On the way, I saw a crop of longhorns sprouting in a field:

And I saw them working on the railroad all the live-long day:

Finally I caught my first glimpse of Chimney Rock from the highway. Then, as I took the turnoff to the visitor center:

You can see for yourself that it lends itself perfectly to being a major landmark for pioneers on the Oregon Trail, and for Native American tribes before that. On the side road was a themed tourist snack bar, which wasn’t open at the time:

From the visitor center parking lot:

And some drama as we waited for it to open:

No, it wasn’t a rattler, just a bull snake. The staff there said the bull snake was resident there and helped keep the rattlers away from the center.
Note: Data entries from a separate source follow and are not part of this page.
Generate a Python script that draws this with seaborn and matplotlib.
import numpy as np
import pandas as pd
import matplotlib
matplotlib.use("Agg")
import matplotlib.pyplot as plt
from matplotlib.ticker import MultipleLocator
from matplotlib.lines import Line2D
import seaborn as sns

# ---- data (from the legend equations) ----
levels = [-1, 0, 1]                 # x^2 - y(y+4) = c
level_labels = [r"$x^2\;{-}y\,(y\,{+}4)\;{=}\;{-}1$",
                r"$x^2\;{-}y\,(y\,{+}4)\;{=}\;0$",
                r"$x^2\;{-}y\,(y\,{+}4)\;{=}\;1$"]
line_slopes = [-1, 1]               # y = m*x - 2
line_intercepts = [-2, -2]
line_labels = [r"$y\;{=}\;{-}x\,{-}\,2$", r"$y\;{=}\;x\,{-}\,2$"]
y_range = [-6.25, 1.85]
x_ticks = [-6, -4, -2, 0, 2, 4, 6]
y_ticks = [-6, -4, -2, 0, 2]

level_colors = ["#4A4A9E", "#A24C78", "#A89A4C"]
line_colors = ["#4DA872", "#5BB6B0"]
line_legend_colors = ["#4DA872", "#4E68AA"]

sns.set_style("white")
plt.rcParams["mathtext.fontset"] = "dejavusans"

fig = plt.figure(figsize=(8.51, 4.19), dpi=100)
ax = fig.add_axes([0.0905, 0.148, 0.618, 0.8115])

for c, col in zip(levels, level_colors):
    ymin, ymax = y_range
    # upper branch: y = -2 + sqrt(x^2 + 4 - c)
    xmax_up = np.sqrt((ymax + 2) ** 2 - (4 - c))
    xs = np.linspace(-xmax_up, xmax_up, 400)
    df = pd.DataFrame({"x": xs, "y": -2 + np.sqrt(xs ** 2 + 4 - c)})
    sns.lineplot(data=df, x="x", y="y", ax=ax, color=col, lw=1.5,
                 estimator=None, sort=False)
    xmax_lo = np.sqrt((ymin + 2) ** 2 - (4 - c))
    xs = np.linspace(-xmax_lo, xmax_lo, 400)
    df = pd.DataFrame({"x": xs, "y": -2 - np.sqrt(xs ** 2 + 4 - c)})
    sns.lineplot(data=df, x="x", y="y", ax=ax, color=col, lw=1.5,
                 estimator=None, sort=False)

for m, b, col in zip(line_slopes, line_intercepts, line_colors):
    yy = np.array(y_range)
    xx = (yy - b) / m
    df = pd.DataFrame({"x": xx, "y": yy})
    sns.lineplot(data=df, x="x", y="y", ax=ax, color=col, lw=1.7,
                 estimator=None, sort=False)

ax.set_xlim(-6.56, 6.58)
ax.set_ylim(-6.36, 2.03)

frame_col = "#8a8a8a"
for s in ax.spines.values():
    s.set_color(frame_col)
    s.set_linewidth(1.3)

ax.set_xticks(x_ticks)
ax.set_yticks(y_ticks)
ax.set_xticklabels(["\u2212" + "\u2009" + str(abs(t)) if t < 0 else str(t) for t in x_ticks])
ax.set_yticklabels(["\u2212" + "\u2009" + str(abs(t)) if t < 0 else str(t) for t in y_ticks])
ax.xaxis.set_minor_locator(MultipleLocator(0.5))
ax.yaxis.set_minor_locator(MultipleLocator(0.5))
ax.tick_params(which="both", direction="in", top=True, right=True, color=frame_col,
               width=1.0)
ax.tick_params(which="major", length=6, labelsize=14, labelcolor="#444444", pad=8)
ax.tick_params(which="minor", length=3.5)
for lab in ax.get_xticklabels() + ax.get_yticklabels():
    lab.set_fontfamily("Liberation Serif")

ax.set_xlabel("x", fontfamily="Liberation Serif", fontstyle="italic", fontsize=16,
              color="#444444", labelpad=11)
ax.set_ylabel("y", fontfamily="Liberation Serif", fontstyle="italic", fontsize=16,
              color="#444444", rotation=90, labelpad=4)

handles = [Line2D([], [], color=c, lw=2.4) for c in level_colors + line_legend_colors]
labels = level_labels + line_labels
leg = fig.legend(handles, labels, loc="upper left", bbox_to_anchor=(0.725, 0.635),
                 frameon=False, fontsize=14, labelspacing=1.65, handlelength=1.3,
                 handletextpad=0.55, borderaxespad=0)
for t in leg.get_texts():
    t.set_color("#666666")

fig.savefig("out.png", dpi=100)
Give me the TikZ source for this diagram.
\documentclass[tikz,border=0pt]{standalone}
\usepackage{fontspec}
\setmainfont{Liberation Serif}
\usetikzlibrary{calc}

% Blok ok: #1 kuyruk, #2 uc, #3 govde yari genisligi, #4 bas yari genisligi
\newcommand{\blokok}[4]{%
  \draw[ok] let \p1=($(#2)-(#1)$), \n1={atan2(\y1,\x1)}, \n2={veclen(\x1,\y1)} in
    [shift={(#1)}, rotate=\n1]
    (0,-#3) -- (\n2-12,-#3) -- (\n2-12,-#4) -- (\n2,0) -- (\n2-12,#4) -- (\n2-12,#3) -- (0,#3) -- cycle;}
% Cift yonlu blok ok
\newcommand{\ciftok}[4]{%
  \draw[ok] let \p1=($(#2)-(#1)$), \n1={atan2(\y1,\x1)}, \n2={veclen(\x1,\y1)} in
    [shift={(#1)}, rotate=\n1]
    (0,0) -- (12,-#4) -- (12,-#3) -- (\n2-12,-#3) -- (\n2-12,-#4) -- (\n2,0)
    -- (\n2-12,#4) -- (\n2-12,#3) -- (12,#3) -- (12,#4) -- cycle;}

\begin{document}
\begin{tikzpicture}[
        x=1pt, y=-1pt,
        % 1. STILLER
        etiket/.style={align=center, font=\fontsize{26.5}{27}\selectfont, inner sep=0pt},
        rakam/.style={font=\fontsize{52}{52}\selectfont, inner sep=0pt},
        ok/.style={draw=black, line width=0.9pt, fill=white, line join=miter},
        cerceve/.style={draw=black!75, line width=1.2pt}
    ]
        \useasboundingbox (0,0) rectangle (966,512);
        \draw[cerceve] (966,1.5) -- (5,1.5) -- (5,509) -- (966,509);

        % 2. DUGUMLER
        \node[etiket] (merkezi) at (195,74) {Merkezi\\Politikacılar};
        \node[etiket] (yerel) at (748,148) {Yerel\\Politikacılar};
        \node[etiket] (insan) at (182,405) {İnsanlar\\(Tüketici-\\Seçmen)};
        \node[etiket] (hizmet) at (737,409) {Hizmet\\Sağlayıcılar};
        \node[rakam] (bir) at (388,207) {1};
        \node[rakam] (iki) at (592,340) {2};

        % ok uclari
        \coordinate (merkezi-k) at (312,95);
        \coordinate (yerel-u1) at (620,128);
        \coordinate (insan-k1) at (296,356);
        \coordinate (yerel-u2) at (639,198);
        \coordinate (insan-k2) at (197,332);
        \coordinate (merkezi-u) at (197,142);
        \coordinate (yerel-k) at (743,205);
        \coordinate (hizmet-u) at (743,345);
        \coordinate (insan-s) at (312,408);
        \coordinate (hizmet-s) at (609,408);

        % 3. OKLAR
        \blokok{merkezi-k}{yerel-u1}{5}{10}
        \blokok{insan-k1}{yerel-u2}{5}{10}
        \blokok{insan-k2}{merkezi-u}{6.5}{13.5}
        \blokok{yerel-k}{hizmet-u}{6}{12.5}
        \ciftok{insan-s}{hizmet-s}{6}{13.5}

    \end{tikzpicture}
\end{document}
Anyway, I entered the visitor center and paid the fee ($3.00) and beelined it out the back door to get these shots:

Here you can see the spire that rises about 300 feet above the conical base. They believe that it may have been 30 feet higher at the time of the westward settler migration. Layers of volcanic ash and brule clay compose the spire, the materials dating back to between 23 and 34 million years ago. From the base of the cone to the top measures 480 feet above those cows.

Here you can see the layers in the spire:

You can hike to the rock and do some climbing, but they caution against it because of the rattlesnakes that live in the area. So I opted out of the three-mile jaunt (ok, I wouldn’t have done it anyway).

There was the requisite covered wagon skeleton, too:

Back inside the visitor center was a thorough display in pleasant surroundings. A timeline:

Lots of taxidermy from the area:


And this:

I bought a pin and a tshirt at the gift shop. My second favorite display there was in the kids’ area – a ring toss game made out of a model of Chimney Rock:

And my most favorite thing was the donation box:

They said he showed up at Halloween and never left. My donation is hanging in the top slot for the photo. Yes, I pushed it in after I shot it!

What a great sight to see, and the visitor center was top-notch. Well worth the money and time to drive out there.

Note: there are other Chimney Rocks around, such as Chimney Rock National Monument in southeast Colorado, but this one in Nebraska is the one famous for being a landmark on the Oregon Trail. It’s somewhat remote, but the area has lots to see and was totally worth the trip!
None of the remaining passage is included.